R.L. Burnside: Wish I Was In Heaven Sitting Down

News   2024-11-17 03:48:51

North Mississippi bluesman R.L. Burnside has had one of the most welcome and unexpected third-act careers in recent years. After laboring in obscurity, Burnside found a wider audience thanks to the 1991 film Deep Blues, in which director Robert Mugge and journalist Robert Palmer went looking for unadulterated blues music. They found Burnside, and, thanks to their film, so did many others. Notions of purity may have initially attracted listeners, but other projects, which Burnside has alternated with more straightforward blues records, have kept the attention focused on him. Even blues purists would have a tough time denying the appeal of the Jon Spencer collaboration A Ass Pocket Of Whisky or the surprisingly effective, Tom Rothrock-dominated remix experiment Come On In. The new Wish I Was In Heaven Sitting Down, on the other hand, makes a pretty good case for blues purism.

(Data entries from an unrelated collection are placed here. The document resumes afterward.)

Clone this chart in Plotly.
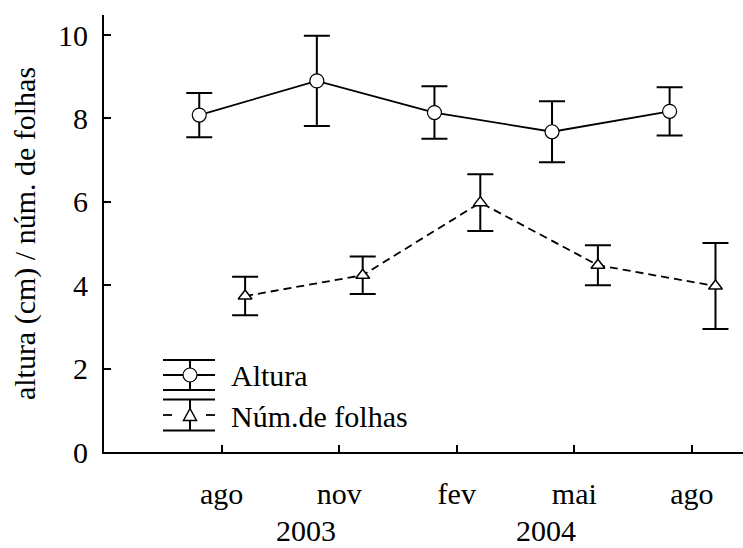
import plotly.graph_objects as go

# --- data -------------------------------------------------------------
months = ["ago", "nov", "fev", "mai", "ago"]
years = ["2003", "2004"]
year_pos = [0.716, 2.755]          # year label positions along the month axis

altura = [8.08, 8.90, 8.14, 7.68, 8.17]
altura_err = [0.53, 1.08, 0.63, 0.73, 0.58]

folhas = [3.74, 4.24, 5.98, 4.48, 3.98]
folhas_err = [0.46, 0.45, 0.68, 0.48, 1.03]

# --- layout constants -------------------------------------------------
W, H = 743, 548
ML, MR, MT, MB = 104, 0, 15, 96
BASE_FONT = "DejaVu Serif"
FONT = "Liberation Serif"
FS = 30
OFF_ALT, OFF_FOL = -0.19, 0.20      # horizontal dodge of the two series

xs = list(range(len(months)))

fig = go.Figure()

fig.add_trace(go.Scatter(
    x=[x + OFF_ALT for x in xs], y=altura,
    mode="lines+markers",
    line=dict(color="black", width=1.8),
    marker=dict(symbol="circle", size=14, color="white",
                line=dict(color="black", width=1.2)),
    error_y=dict(type="data", array=altura_err, visible=True,
                 color="black", thickness=2, width=13),
    showlegend=False,
))

fig.add_trace(go.Scatter(
    x=[x + OFF_FOL for x in xs], y=folhas,
    mode="lines+markers",
    line=dict(color="black", width=1.8, dash="8px,5px"),
    marker=dict(symbol="triangle-up", size=12, color="white",
                line=dict(color="black", width=1.5)),
    error_y=dict(type="data", array=folhas_err, visible=True,
                 color="black", thickness=2, width=13),
    showlegend=False,
))

# --- hand-built legend (error-bar glyphs) -----------------------------
PW, PH = W - ML - MR, H - MT - MB


def px(x):
    return (x - ML) / PW


def py(y):
    return (H - MB - y) / PH


shapes = []


def seg(x0, y0, x1, y1, w=2):
    shapes.append(dict(type="line", xref="paper", yref="paper",
                       x0=px(x0), y0=py(y0), x1=px(x1), y1=py(y1),
                       line=dict(color="black", width=w)))


LX0, LX1, LXC = 163, 215, 190
# Altura glyph
seg(LX0, 360, LX1, 360)
seg(LX0, 390, LX1, 390)
seg(LX0, 375, LX1, 375, 1.8)
seg(LXC, 360, LXC, 390)
shapes.append(dict(type="circle", xref="paper", yref="paper",
                   x0=px(LXC - 7), x1=px(LXC + 7), y0=py(375 + 7), y1=py(375 - 7),
                   fillcolor="white", line=dict(color="black", width=1.2)))
# Núm.de folhas glyph
seg(LX0, 399.5, LX1, 399.5)
seg(LX0, 430.5, LX1, 430.5)
seg(LX0, 415, 172, 415, 1.8)
seg(206, 415, LX1, 415, 1.8)
seg(LXC, 399.5, LXC, 430.5)
shapes.append(dict(type="path", xref="paper", yref="paper",
                   path=f"M {px(LXC - 6.5)},{py(420.5)} L {px(LXC + 6.5)},{py(420.5)} "
                        f"L {px(LXC)},{py(408.5)} Z",
                   fillcolor="white", line=dict(color="black", width=1.5)))

txt_font = dict(family=FONT, size=FS, color="black")
annotations = [
    dict(text="Altura", x=px(229), y=py(375), xref="paper", yref="paper",
         xanchor="left", yanchor="middle", showarrow=False, font=txt_font),
    dict(text="Núm.de folhas", x=px(229), y=py(416), xref="paper", yref="paper",
         xanchor="left", yanchor="middle", showarrow=False, font=txt_font),
]
for yr, pos in zip(years, year_pos):
    annotations.append(dict(text=yr, x=pos, y=py(530), xref="x", yref="paper",
                            xanchor="center", yanchor="middle", showarrow=False,
                            font=txt_font))

fig.update_layout(
    width=W, height=H,
    margin=dict(l=ML, r=MR, t=MT, b=MB, pad=0),
    paper_bgcolor="white", plot_bgcolor="white",
    font=dict(family=BASE_FONT, size=FS, color="black"),
    shapes=shapes, annotations=annotations,
    xaxis=dict(range=[-1.0, 4.434], tickvals=xs, ticktext=months,
               tickfont=txt_font,
               showline=True, linecolor="black", linewidth=2,
               ticks="inside", ticklen=7, tickwidth=1.5, tickcolor="black",
               showgrid=False, zeroline=False, ticklabelstandoff=14),
    yaxis=dict(range=[0, 10.48], tickvals=[0, 2, 4, 6, 8, 10],
               tickfont=txt_font,
               showline=True, linecolor="black", linewidth=2,
               ticks="inside", ticklen=7, tickwidth=1.5, tickcolor="black",
               showgrid=False, zeroline=False, ticklabelstandoff=8,
               title=dict(text="altura (cm) / núm. de folhas", standoff=14,
                          font=txt_font)),
)

fig.write_html("out.html")
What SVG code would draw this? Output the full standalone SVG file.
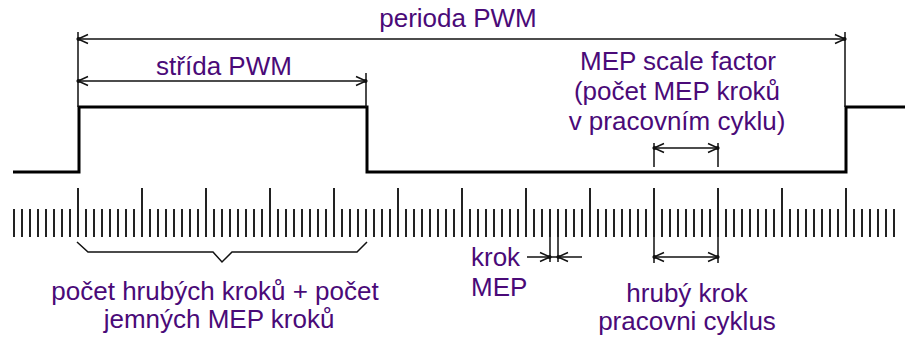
<svg xmlns="http://www.w3.org/2000/svg" width="905" height="341" viewBox="0 0 905 341">
<style>
.t{font-family:"Liberation Sans",Arial,sans-serif;font-size:26px;fill:#4a0a78}
.c{text-anchor:middle}
.w{fill:none;stroke:#000;stroke-width:3}
.l{fill:none;stroke:#111;stroke-width:1.5}
.a{fill:none;stroke:#111;stroke-width:1.5;marker-start:url(#ah);marker-end:url(#ah)}
.ae{fill:none;stroke:#111;stroke-width:1.5;marker-end:url(#ah)}
.as{fill:none;stroke:#111;stroke-width:1.5;marker-start:url(#ah)}
</style>
<defs>
<marker id="ah" viewBox="0 0 14 12" refX="12" refY="6" markerWidth="14" markerHeight="12" markerUnits="userSpaceOnUse" orient="auto-start-reverse">
<path d="M2 1.5L12 6L2 10.5" fill="none" stroke="#111" stroke-width="1.5"/>
<circle cx="11.5" cy="6" r="2" fill="#111"/>
</marker>
<pattern id="small" x="0" y="0" width="8" height="10" patternUnits="userSpaceOnUse">
<rect x="5" y="0" width="2" height="10" fill="#222"/>
</pattern>
<pattern id="tall" x="0" y="0" width="64" height="10" patternUnits="userSpaceOnUse">
<rect x="13" y="0" width="2" height="10" fill="#222"/>
</pattern>
</defs>
<g id="waveform">
<path class="w" d="M13 172H79V107H367V172H846V107H905"/>
</g>
<g id="scale">
<rect x="13" y="209" width="883" height="28" fill="url(#small)"/>
<rect x="77" y="188" width="771" height="21" fill="url(#tall)"/>
</g>
<g id="connectors">
<path class="l" d="M78 32V107M366 73V107M845 32V107M654 143V167M718 143V167M654 237V263M718 237V263M550 237V262M558 237V262M550 257H558"/>
<path class="a" d="M78 39H845"/>
<path class="a" d="M78 81H366"/>
<path class="a" d="M654 148H718"/>
<path class="a" d="M654 257H718"/>
<path class="ae" d="M527 257H550"/>
<path class="as" d="M558 257H582"/>
<path class="l" d="M77 242L88 252H213L222 262L232 252H357L367 242"/>
</g>
<g id="label-perioda"><text class="t c" x="458" y="27">perioda PWM</text></g>
<g id="label-strida"><text class="t c" x="224" y="75">střída PWM</text></g>
<g id="label-mep-scale">
<text class="t c" x="678" y="70">MEP scale factor</text>
<text class="t c" x="677" y="100">(počet MEP kroků</text>
<text class="t c" x="677" y="130">v pracovním cyklu)</text>
</g>
<g id="label-krok-mep">
<text class="t" x="471" y="266">krok</text>
<text class="t" x="471" y="296">MEP</text>
</g>
<g id="label-hruby">
<text class="t c" x="687" y="302">hrubý krok</text>
<text class="t c" x="687" y="330">pracovni cyklus</text>
</g>
<g id="label-pocet">
<text class="t c" x="215" y="300">počet hrubých kroků + počet</text>
<text class="t c" x="219" y="328">jemných MEP kroků</text>
</g>
</svg>
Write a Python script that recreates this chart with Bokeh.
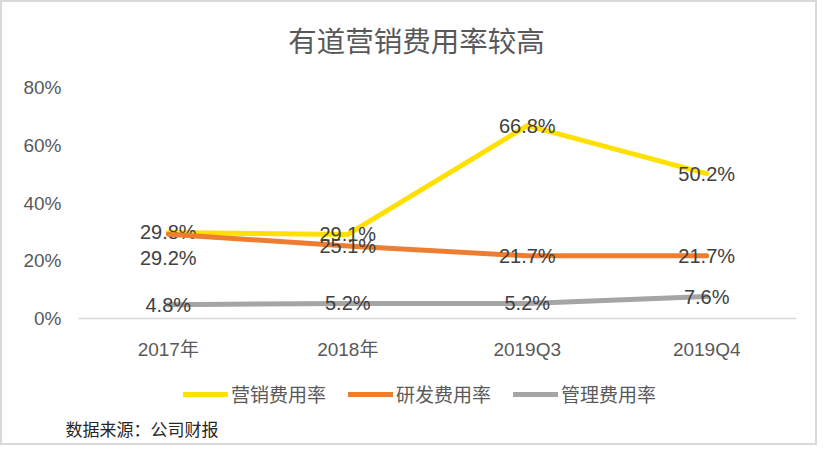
from bokeh.plotting import figure
from bokeh.models import (ColumnDataSource, FactorRange, Range1d, FixedTicker,
                          PrintfTickFormatter, Legend, LegendItem, Label)
from bokeh.core.properties import value
from bokeh.transform import dodge
from bokeh.embed import file_html
from bokeh.resources import INLINE

# ---- data ----
categories = ["2017年", "2018年", "2019Q3", "2019Q4"]
marketing = [29.8, 29.1, 66.8, 50.2]
research = [29.2, 25.1, 21.7, 21.7]
admin = [4.8, 5.2, 5.2, 7.6]
series_names = ["营销费用率", "研发费用率", "管理费用率"]
y_ticks = [0, 20, 40, 60, 80]
title_text = "有道营销费用率较高"
source_text = "数据来源：公司财报"

# ---- styles / layout ----
colors = ["#FFE000", "#ED7D31", "#A5A5A5"]
label_dy = [[0, 0, 0, 0], [24, 0, 0, 0], [0, 0, 0, 0]]  # pixel offsets of data labels
LATIN = "Liberation Sans, Noto Sans CJK SC"
CJK = "Noto Sans CJK SC"

W, H = 817, 445
FRAME_L, FRAME_R = 61, 809          # frame edges (px)
ZERO_Y, TOP_Y = 316, 85             # pixel rows of 0% and 80%
px_per_unit = (ZERO_Y - TOP_Y) / (y_ticks[-1] - y_ticks[0])
y_start = y_ticks[0] - (H - ZERO_Y) / px_per_unit
y_end = y_ticks[-1] + TOP_Y / px_per_unit

p = figure(width=W, height=H, x_range=FactorRange(*categories),
           y_range=Range1d(y_start, y_end), output_backend="svg",
           toolbar_location=None, min_border=0,
           min_border_left=FRAME_L, min_border_right=W - FRAME_R,
           min_border_top=0, min_border_bottom=0,
           background_fill_color="white", border_fill_color="white",
           outline_line_color=None,
           styles={"border": "2px solid #d9d9d9"})
p.title.visible = False
pad = 15 / 179
p.x_range.range_padding = pad
p.x_range.range_padding_units = "absolute"
p.xgrid.visible = False
p.ygrid.visible = False

# axes
p.yaxis.ticker = FixedTicker(ticks=y_ticks)
p.yaxis.formatter = PrintfTickFormatter(format="%d%%")
p.yaxis.axis_line_color = None
p.yaxis.major_tick_line_color = None
p.yaxis.minor_tick_line_color = None
p.yaxis.major_tick_out = 0
p.yaxis.major_label_standoff = 2
p.yaxis.major_label_text_font = LATIN
p.yaxis.major_label_text_font_size = "19px"
p.yaxis.major_label_text_color = "#595959"

p.xaxis.fixed_location = 0
p.xaxis.axis_line_color = None
p.xaxis.major_tick_line_color = None
p.xaxis.minor_tick_line_color = None
p.xaxis.major_tick_out = 0
p.xaxis.major_label_standoff = 20
p.xaxis.major_label_text_font = LATIN
p.xaxis.major_label_text_font_size = "19px"
p.xaxis.major_label_text_color = "#595959"

# baseline at 0% spanning the category band
base = ColumnDataSource(dict(x0=[categories[0]], x1=[categories[-1]], y=[y_ticks[0]]))
p.segment(x0=dodge("x0", -0.5, range=p.x_range), x1=dodge("x1", 0.5, range=p.x_range),
          y0="y", y1="y", source=base, line_color="#D9D9D9", line_width=1.5)

items = []
for name, vals, color, dy in zip(series_names, [marketing, research, admin], colors, label_dy):
    src = ColumnDataSource(dict(x=categories, y=vals,
                                lab=[f"{v:.1f}%" for v in vals], dy=dy))
    r = p.line("x", "y", source=src, line_color=color, line_width=5,
               line_join="round", line_cap="round")
    items.append(LegendItem(label=name, renderers=[r]))
    p.text("x", "y", text="lab", source=src, y_offset="dy",
           text_align="center", text_baseline="middle",
           text_font=value(LATIN), text_font_size="20px", text_color="#404040")

legend = Legend(items=items, orientation="horizontal", location=(181 - FRAME_L, 40),
                glyph_width=45, glyph_height=20, label_standoff=3, spacing=22,
                label_text_font=CJK, label_text_font_size="19px",
                label_text_color="#595959", border_line_color=None,
                background_fill_alpha=0, padding=0, margin=0)
p.add_layout(legend, "center")

title = Label(text=title_text, x=414 - FRAME_L, y=H - 37, x_units="screen", y_units="screen",
              text_align="center", text_baseline="middle", text_font=CJK,
              text_font_size="28.5px", text_color="#595959")
p.add_layout(title)

src_label = Label(text=source_text, x=63 - FRAME_L, y=H - 426, x_units="screen",
                  y_units="screen", text_align="left", text_baseline="middle",
                  text_font=CJK, text_font_size="17px", text_color="#262626")
p.add_layout(src_label)

open("out.html", "w").write(file_html(p, INLINE))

The fact that Burnside doesn't play guitar provides the first bad omen, and the busy, style-jumping production does the rest. "My Eyes Keep Me In Trouble," for example, drowns Burnside's vocals in a sea of mandolins, while elsewhere, samples, scratches, and loops prove far less interesting than on Come On In. There's a decent Burnside album buried here, with spare songs like the title track providing the strongest moments. The spoken-word, album-closing "R.L.'s Story," an autobiographical tale filled with murders and mishaps set to a spooky arrangement, may be another overly dramatic example of the way blues fans turn their idols into myths, but it also serves as a reminder that Burnside has lived the blues. If Wish falls short of his best work or his intense live shows, that experience goes a long way toward excusing a creative misstep.